J’ai beaucoup souffert jeune, en arrivant au Portugal, après l’indépendance des colonies. On subissait des préjugés : en Afrique, on était des Blancs, des colonisateurs et, au Portugal, on nous appelait « retornados », cela correspond au terme « Pieds-noirs » en France. À l’école on était harcelés, on était bousculés par les autres enfants. Et nous n’avions pas de parents pour nous soutenir, car nous vivions en familles d’accueil.
« Retornado » signifie celui qui retourne, mais moi je ne retournais pas, car je suis née en Afrique. C’étaient plutôt mes grands-parents et mes parents qui retournaient. On était mal vus, car on avait été des exploitants. Il a eu aussi un grand choc culturel, car les gens arrivant des colonies avaient des habitudes très différentes de celles de Lisbonne. Aussi, le contexte de crise du pays, les grands changements politiques et historiques qui se produisaient à cette époque ont été à l’origine de beaucoup de tensions sociales.
Plus tard en tant qu’adulte, en venant travailler au Luxembourg et en Belgique pour des raisons professionnelles, j’ai subi des expériences qui m’ont fait bien sentir que je n’appartenais pas au pays « d’accueil » et ça, c’est très dur. Or je suis une Européenne. J’imagine que, pour les personnes d’autres continents, ça doit parfois être plus complexe et douloureux. En arrivant au Luxembourg en 2005 pour mon travail, j’ai compris que le Portugais était perçu comme quelqu’un de bas niveau, qui n’avait pas fait d’études et ça m’a causé des difficultés.
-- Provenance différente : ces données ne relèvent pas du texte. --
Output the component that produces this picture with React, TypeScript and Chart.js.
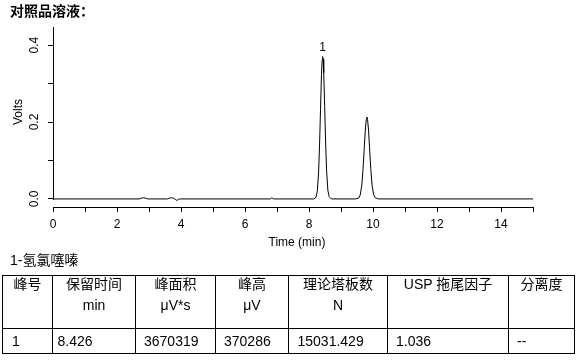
import React, { useEffect, useRef } from 'react';
import { Chart, registerables } from 'chart.js';

Chart.register(...registerables);

// ---------- data ----------
const titleText = '对照品溶液：';
const compoundCaption = '1-氢氯噻嗪';

const times = [
  0, 2.70, 2.76, 2.82, 2.90, 2.96, 3.58, 3.64, 3.70, 3.76, 3.82, 3.87, 3.92, 3.98,
  6.79, 6.84, 6.89,
  8.15, 8.22, 8.26, 8.30, 8.33, 8.36, 8.39, 8.41, 8.426, 8.44, 8.46, 8.49, 8.52, 8.55, 8.59, 8.63, 8.70,
  9.45, 9.55, 9.60, 9.65, 9.69, 9.73, 9.76, 9.79, 9.81, 9.83, 9.86, 9.89, 9.93, 9.97, 10.02, 10.07, 10.17,
  15,
];
const volts = [
  0, 0, 0.002, 0.003, 0.002, 0, 0, 0.002, 0.003, 0.002, -0.001, -0.004, -0.001, 0,
  0, 0.003, 0,
  0, 0.004, 0.020, 0.070, 0.140, 0.233, 0.323, 0.360, 0.370, 0.363, 0.328, 0.240, 0.146, 0.073, 0.022, 0.006, 0,
  0, 0.002, 0.010, 0.036, 0.079, 0.137, 0.179, 0.207, 0.213, 0.207, 0.179, 0.137, 0.079, 0.036, 0.011, 0.003, 0,
  0,
];

const peakLabelTimes = [8.426];
const peakLabelVolts = [0.370];
const peakLabelTexts = ['1'];

const xTickValues = [0, 2, 4, 6, 8, 10, 12, 14];
const yTickValues = [0, 0.2, 0.4];
const yTickLabels = ['0.0', '0.2', '0.4'];
const xTitle = 'Time (min)';
const yTitle = 'Volts';

const tableHeaders = ['峰号', '保留时间', '峰面积', '峰高', '理论塔板数', 'USP 拖尾因子', '分离度'];
const tableUnits = ['', 'min', 'μV*s', 'μV', 'N', '', ''];
const tableRow = ['1', '8.426', '3670319', '370286', '15031.429', '1.036', '--'];

// ---------- layout ----------
const FONT = '"Liberation Sans", Arial, "Noto Sans CJK SC", sans-serif';
const colEdges = [2, 52, 135, 215, 288, 387, 508, 574];
const rowEdges = [275, 328, 353];
const cellPad = [9, 4.5, 8, 8, 8.5, 8, 8];

const overlay = {
  id: 'overlay',
  afterDraw(chart: any) {
    const ctx = chart.ctx;
    const xs = chart.scales.x;
    const ys = chart.scales.y;
    const area = chart.chartArea;
    ctx.save();
    ctx.strokeStyle = '#000';
    ctx.lineWidth = 1;
    ctx.beginPath();
    const ax = Math.round(area.left) + 0.5;
    ctx.moveTo(ax, area.top);
    ctx.lineTo(ax, Math.round(ys.getPixelForValue(0)) + 1);
    ctx.stroke();

    ctx.fillStyle = '#000';
    ctx.font = '12px ' + FONT;
    ctx.textAlign = 'center';
    ctx.textBaseline = 'middle';
    yTickValues.forEach((v, i) => {
      const py = ys.getPixelForValue(v);
      ctx.save();
      ctx.translate(34.5, py);
      ctx.rotate(-Math.PI / 2);
      ctx.fillText(yTickLabels[i], 0, 0);
      ctx.restore();
    });
    ctx.save();
    ctx.translate(18.5, (area.top + area.bottom) / 2 - 5);
    ctx.rotate(-Math.PI / 2);
    ctx.fillText(yTitle, 0, 0);
    ctx.restore();

    ctx.textBaseline = 'alphabetic';
    ctx.fillText(xTitle, (area.left + area.right) / 2 + 4, 246);

    peakLabelTexts.forEach((t, i) => {
      ctx.fillText(t, xs.getPixelForValue(peakLabelTimes[i]), ys.getPixelForValue(peakLabelVolts[i]) - 6);
    });
    ctx.restore();
  },
};

export default function App() {
  const ref = useRef<HTMLCanvasElement>(null);

  useEffect(() => {
    document.body.style.margin = '0';
    const canvas = ref.current;
    if (!canvas) return;
    const chart = new Chart(canvas, {
      type: 'line',
      data: {
        datasets: [
          {
            data: times.map((t, i) => ({ x: t, y: volts[i] })),
            borderColor: '#000',
            borderWidth: 1,
            pointRadius: 0,
            tension: 0,
            fill: false,
          },
        ],
      },
      options: {
        responsive: false,
        animation: false,
        layout: { autoPadding: false, padding: { top: 27, right: 49, left: 0, bottom: 0 } },
        plugins: { legend: { display: false }, tooltip: { enabled: false } },
        scales: {
          x: {
            type: 'linear',
            min: 0,
            max: 15,
            afterFit: (s: any) => { s.height = 48; },
            border: { display: true, color: '#000', width: 1 },
            grid: { drawOnChartArea: false, drawTicks: true, tickLength: 5, color: '#000' },
            ticks: {
              stepSize: 1,
              autoSkip: false,
              maxRotation: 0,
              padding: 5,
              color: '#000',
              font: { family: FONT, size: 12 },
              callback: (v: any) => (xTickValues.includes(Number(v)) ? String(v) : ''),
            },
          },
          y: {
            type: 'linear',
            min: -0.021,
            max: 0.447,
            afterFit: (s: any) => { s.width = 53; },
            border: { display: false },
            grid: { drawOnChartArea: false, drawTicks: true, tickLength: 5, color: '#000' },
            ticks: {
              stepSize: 0.1,
              includeBounds: false,
              autoSkip: false,
              color: 'rgba(0,0,0,0)',
              font: { family: FONT, size: 12 },
              callback: () => '',
            },
          },
        },
      },
      plugins: [overlay],
    });
    return () => chart.destroy();
  }, []);

  const lineStyle = (l: number, t: number, w: number, h: number): React.CSSProperties => ({
    position: 'absolute', left: l, top: t, width: w, height: h, background: '#000',
  });

  return (
    <div style={{ position: 'relative', width: 582, height: 360, background: '#fff', fontFamily: FONT, color: '#000', overflow: 'hidden' }}>
      <canvas ref={ref} width={582} height={255} style={{ position: 'absolute', left: 0, top: 0 }} />
      <div style={{ position: 'absolute', left: 10, top: 0, height: 20, lineHeight: '20px', fontSize: 14, fontWeight: 'bold', fontFamily: '"Noto Sans CJK SC", sans-serif' }}>
        {titleText}
      </div>
      <div style={{ position: 'absolute', left: 10, top: 252, height: 16, lineHeight: '16px', fontSize: 14, whiteSpace: 'nowrap' }}>
        {compoundCaption}
      </div>
      {rowEdges.map((y, i) => (
        <div key={'h' + i} style={lineStyle(colEdges[0], y, colEdges[colEdges.length - 1] - colEdges[0] + 1, 1)} />
      ))}
      {colEdges.map((x, i) => (
        <div key={'v' + i} style={lineStyle(x, rowEdges[0], 1, rowEdges[rowEdges.length - 1] - rowEdges[0] + 1)} />
      ))}
      {tableHeaders.map((h, i) => (
        <div key={'th' + i} style={{ position: 'absolute', left: colEdges[i] + 1, top: rowEdges[0] + 1, width: colEdges[i + 1] - colEdges[i] - 1, fontSize: 14, textAlign: 'center', whiteSpace: 'nowrap' }}>
          <div style={{ height: 16, lineHeight: '16px' }}>{h}</div>
          <div style={{ marginTop: 5, height: 16, lineHeight: '16px' }}>{tableUnits[i]}</div>
        </div>
      ))}
      {tableRow.map((c, i) => (
        <div key={'td' + i} style={{ position: 'absolute', left: colEdges[i] + 1 + cellPad[i], top: rowEdges[1] + 1, height: rowEdges[2] - rowEdges[1] - 1, lineHeight: (rowEdges[2] - rowEdges[1] - 1) + 'px', fontSize: 14, whiteSpace: 'nowrap' }}>
          {c}
        </div>
      ))}
    </div>
  );
}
Un jour je suis allée chez le médecin et celui-ci ne croyait pas que j’étais portugaise : « vous n’êtes pas portugaise, car les Portugais n’ont pas les yeux bleus et ne sont pas blonds ! Vous avez étudié, vous êtes mince et grande ! ».
Je suis consciente que je dois transformer ces expériences en un atout, pour être plus forte. Je n’y arrive pas encore. J’essaie de ne pas vivre uniquement dans un milieu d’immigrés. Cela me semble figé, on a des idées très « clichés » : la culture portugaise, ce n’est pas que le fado et les pasteis de nata. J’essaie de me lier à plusieurs cultures et personnes et de les comprendre par le biais de la culture. Ça me permet de m’équilibrer et d’apprendre toujours plus. La littérature, les arts plastiques, le cinéma, etc., sont des langages internationaux qui nous font comprendre le monde.